Friday, September 5, 2008

Adventures in Webpage Content Injection.

I run several web sites and recently decided that I wanted to add some common text to the bottom of all the pages. Since I don't generate the content, it would be best if the server did this as it served the pages.

A quick search through Apache's module directory and I saw that mod_layout fit the bill ... in theory, at least. I had tried, in vain, for the last two days to get mod_layout working with my antiquated Linux server (fedora core 3), before I decided that I should really look into my other options -- especially since mod_layout hadn't been updated and from what I could see from forums, it's developer wasn't exactly interested in making it working with Apache 2.0+.

Then I saw a post about how mod_rewrite could be cajoled into doing this sort of a task. Essentially it does this by rewriting the request into a CGI call, passing the original requested file name as a paramter.

Like so:


RewriteRule /(.*) /wrapper.cgi?file=$1 [nc,l,qsa]


All the examples were using PHP. My server is old (as mentioned above) and you can't really find RPM's for older Fedora's.

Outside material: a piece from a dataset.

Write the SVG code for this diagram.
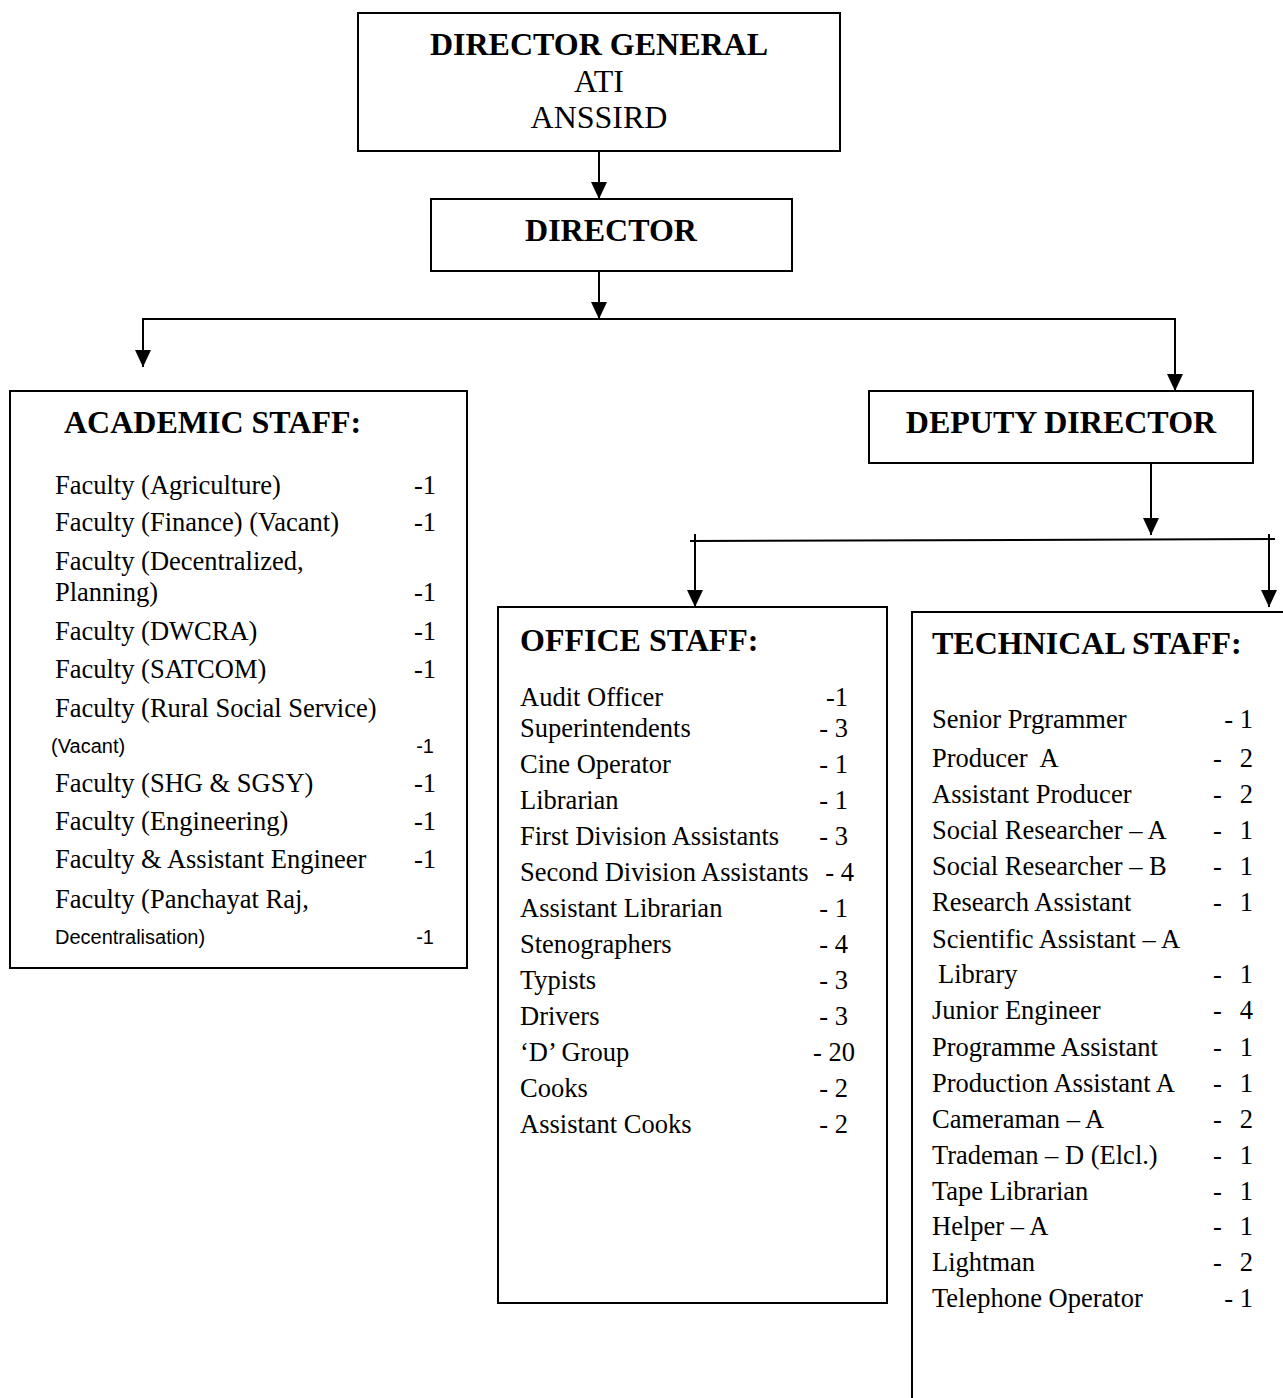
<svg xmlns="http://www.w3.org/2000/svg" width="1283" height="1398" viewBox="0 0 1283 1398">
<style>
.box{fill:#fff;stroke:#000;stroke-width:2}
.ln{fill:none;stroke:#000;stroke-width:2}
.t{font-family:"Liberation Serif","Times New Roman",serif;font-size:26.5px;fill:#000}
.h{font-family:"Liberation Serif","Times New Roman",serif;font-size:32px;font-weight:bold;fill:#000}
.r{font-family:"Liberation Serif","Times New Roman",serif;font-size:32px;fill:#000}
.s{font-family:"Liberation Sans",Arial,sans-serif;font-size:20px;fill:#000}
.c{text-anchor:middle}
.e{text-anchor:end}
</style>
<defs>
<marker id="arr" markerUnits="userSpaceOnUse" markerWidth="17" markerHeight="16" refX="17" refY="8" orient="auto">
<path d="M0,0 L17,8 L0,16 z" fill="#000"/>
</marker>
</defs>
<rect width="1283" height="1398" fill="#fff"/>

<g id="connectors">
<line class="ln" x1="599" y1="151" x2="599" y2="199" marker-end="url(#arr)"/>
<line class="ln" x1="599" y1="271" x2="599" y2="319" marker-end="url(#arr)"/>
<line class="ln" x1="143" y1="319" x2="1176" y2="319"/>
<line class="ln" x1="143" y1="318" x2="143" y2="367" marker-end="url(#arr)"/>
<line class="ln" x1="1175" y1="318" x2="1175" y2="391" marker-end="url(#arr)"/>
<line class="ln" x1="1151" y1="463" x2="1151" y2="535" marker-end="url(#arr)"/>
<line class="ln" x1="690" y1="541" x2="1275" y2="539"/>
<line class="ln" x1="695" y1="534" x2="695" y2="607" marker-end="url(#arr)"/>
<line class="ln" x1="1269" y1="534" x2="1269" y2="607" marker-end="url(#arr)"/>
</g>

<g id="director-general">
<rect class="box" x="358" y="13" width="482" height="138"/>
<text class="h c" x="599" y="55">DIRECTOR GENERAL</text>
<text class="r c" x="599" y="92">ATI</text>
<text class="r c" x="599" y="128">ANSSIRD</text>
</g>

<g id="director">
<rect class="box" x="431" y="199" width="361" height="72"/>
<text class="h c" x="611" y="241">DIRECTOR</text>
</g>

<g id="deputy-director">
<rect class="box" x="869" y="391" width="384" height="72"/>
<text class="h c" x="1061" y="433">DEPUTY DIRECTOR</text>
</g>

<g id="academic-staff">
<rect class="box" x="10" y="391" width="457" height="577"/>
<text class="h" x="64" y="433">ACADEMIC STAFF:</text>
<text class="t" x="55" y="494">Faculty (Agriculture)</text>
<text class="t" x="55" y="531">Faculty (Finance) (Vacant)</text>
<text class="t" x="55" y="570">Faculty (Decentralized,</text>
<text class="t" x="55" y="601">Planning)</text>
<text class="t" x="55" y="640">Faculty (DWCRA)</text>
<text class="t" x="55" y="678">Faculty (SATCOM)</text>
<text class="t" x="55" y="717">Faculty (Rural Social Service)</text>
<text class="s" x="51" y="753">(Vacant)</text>
<text class="t" x="55" y="792">Faculty (SHG &amp; SGSY)</text>
<text class="t" x="55" y="830">Faculty (Engineering)</text>
<text class="t" x="55" y="868">Faculty &amp; Assistant Engineer</text>
<text class="t" x="55" y="908">Faculty (Panchayat Raj,</text>
<text class="s" x="55" y="944">Decentralisation)</text>
<text class="t e" x="436" y="494">-1</text>
<text class="t e" x="436" y="531">-1</text>
<text class="t e" x="436" y="601">-1</text>
<text class="t e" x="436" y="640">-1</text>
<text class="t e" x="436" y="678">-1</text>
<text class="s e" x="434" y="753">-1</text>
<text class="t e" x="436" y="792">-1</text>
<text class="t e" x="436" y="830">-1</text>
<text class="t e" x="436" y="868">-1</text>
<text class="s e" x="434" y="944">-1</text>
</g>

<g id="office-staff">
<rect class="box" x="498" y="607" width="389" height="696"/>
<text class="h" x="520" y="651">OFFICE STAFF:</text>
<text class="t" x="520" y="706">Audit Officer</text>
<text class="t" x="520" y="737">Superintendents</text>
<text class="t" x="520" y="773">Cine Operator</text>
<text class="t" x="520" y="809">Librarian</text>
<text class="t" x="520" y="845">First Division Assistants</text>
<text class="t" x="520" y="881">Second Division Assistants</text>
<text class="t" x="520" y="917">Assistant Librarian</text>
<text class="t" x="520" y="953">Stenographers</text>
<text class="t" x="520" y="989">Typists</text>
<text class="t" x="520" y="1025">Drivers</text>
<text class="t" x="520" y="1061">‘D’ Group</text>
<text class="t" x="520" y="1097">Cooks</text>
<text class="t" x="520" y="1133">Assistant Cooks</text>
<text class="t e" x="848" y="706">-1</text>
<text class="t e" x="848" y="737">- 3</text>
<text class="t e" x="848" y="773">- 1</text>
<text class="t e" x="848" y="809">- 1</text>
<text class="t e" x="848" y="845">- 3</text>
<text class="t e" x="854" y="881">- 4</text>
<text class="t e" x="848" y="917">- 1</text>
<text class="t e" x="848" y="953">- 4</text>
<text class="t e" x="848" y="989">- 3</text>
<text class="t e" x="848" y="1025">- 3</text>
<text class="t e" x="855" y="1061">- 20</text>
<text class="t e" x="848" y="1097">- 2</text>
<text class="t e" x="848" y="1133">- 2</text>
</g>

<g id="technical-staff">
<path class="ln" d="M912,1400 V612 H1290"/>
<text class="h" x="932" y="654">TECHNICAL STAFF:</text>
<text class="t" x="932" y="728">Senior Prgrammer</text>
<text class="t" x="932" y="767">Producer&#160; A</text>
<text class="t" x="932" y="803">Assistant Producer</text>
<text class="t" x="932" y="839">Social Researcher – A</text>
<text class="t" x="932" y="875">Social Researcher – B</text>
<text class="t" x="932" y="911">Research Assistant</text>
<text class="t" x="932" y="948">Scientific Assistant – A</text>
<text class="t" x="938" y="983">Library</text>
<text class="t" x="932" y="1019">Junior Engineer</text>
<text class="t" x="932" y="1056">Programme Assistant</text>
<text class="t" x="932" y="1092">Production Assistant A</text>
<text class="t" x="932" y="1128">Cameraman – A</text>
<text class="t" x="932" y="1164">Trademan – D (Elcl.)</text>
<text class="t" x="932" y="1200">Tape Librarian</text>
<text class="t" x="932" y="1235">Helper – A</text>
<text class="t" x="932" y="1271">Lightman</text>
<text class="t" x="932" y="1307">Telephone Operator</text>
<text class="t e" x="1253" y="728">- 1</text>
<text class="t" x="1213" y="767">-</text><text class="t e" x="1253" y="767">2</text>
<text class="t" x="1213" y="803">-</text><text class="t e" x="1253" y="803">2</text>
<text class="t" x="1213" y="839">-</text><text class="t e" x="1253" y="839">1</text>
<text class="t" x="1213" y="875">-</text><text class="t e" x="1253" y="875">1</text>
<text class="t" x="1213" y="911">-</text><text class="t e" x="1253" y="911">1</text>
<text class="t" x="1213" y="983">-</text><text class="t e" x="1253" y="983">1</text>
<text class="t" x="1213" y="1019">-</text><text class="t e" x="1253" y="1019">4</text>
<text class="t" x="1213" y="1056">-</text><text class="t e" x="1253" y="1056">1</text>
<text class="t" x="1213" y="1092">-</text><text class="t e" x="1253" y="1092">1</text>
<text class="t" x="1213" y="1128">-</text><text class="t e" x="1253" y="1128">2</text>
<text class="t" x="1213" y="1164">-</text><text class="t e" x="1253" y="1164">1</text>
<text class="t" x="1213" y="1200">-</text><text class="t e" x="1253" y="1200">1</text>
<text class="t" x="1213" y="1235">-</text><text class="t e" x="1253" y="1235">1</text>
<text class="t" x="1213" y="1271">-</text><text class="t e" x="1253" y="1271">2</text>
<text class="t e" x="1253" y="1307">- 1</text>
</g>
</svg>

So, since I don't have PHP installed, I looked at my options ... and it immediately struck me that Python would be up to the task.

So, you need to create a Python scripted named
wrapper.cgi
which contains:

import os
import os
import re
import urllib

print "Content-type: text/html"
print
docroot = os.getenv( 'DOCUMENT_ROOT' )
fname = docroot + urllib.unquote( os.getenv( 'REQUEST_URI' ) )
buff = open( fname ).read( )

mobj = re.compile( '<body[^>]*>', re.IGNORECASE | re.VERBOSE )
mobj2 = re.compile( '</body>', re.IGNORECASE | re.VERBOSE )
obj = mobj.search( buff )
obj2 = mobj2.search( buff )
header = buff[:obj.end()]
body = buff[obj.start( ):obj2.start( )]
footer = buff[obj2.start():]

print header
if os.path.exists( docroot + '/header.inc' ):
print open( docroot + '/header.inc' ).read( )
print body
if os.path.exists( docroot + '/footer.inc' ):
print open( docroot + '/footer.inc' ).read( )
print footer


So, now I have a framework and method for wrapping all the assorted web pages with some common header & footer code (such as some essential support links, for example).

3 comments:

Anonymous said...

Did you look into post-processing via a filter?

http://httpd.apache.org/docs/2.0/mod/mod_ext_filter.html#extfilterdefine

Seems like your could re-write your cgi script pretty easily as a shell script.

talon74 said...

Hmm...guess my look through the module repositories wasn't that extensive. I was focusing on the pre-processing aspect of this situation, so probably ended up unduly limiting myself.

Anonymous said...

You're better off having learned a bit (more?) about mod_rewrite. No harm, and I totally understand -- apache and it's modules cover a huge number of uses; it's not surprising you didn't find that module first.

And FWIW, I only knew about mod_ext_filter because I was in a similar situation and couldn't use mod_rewrite.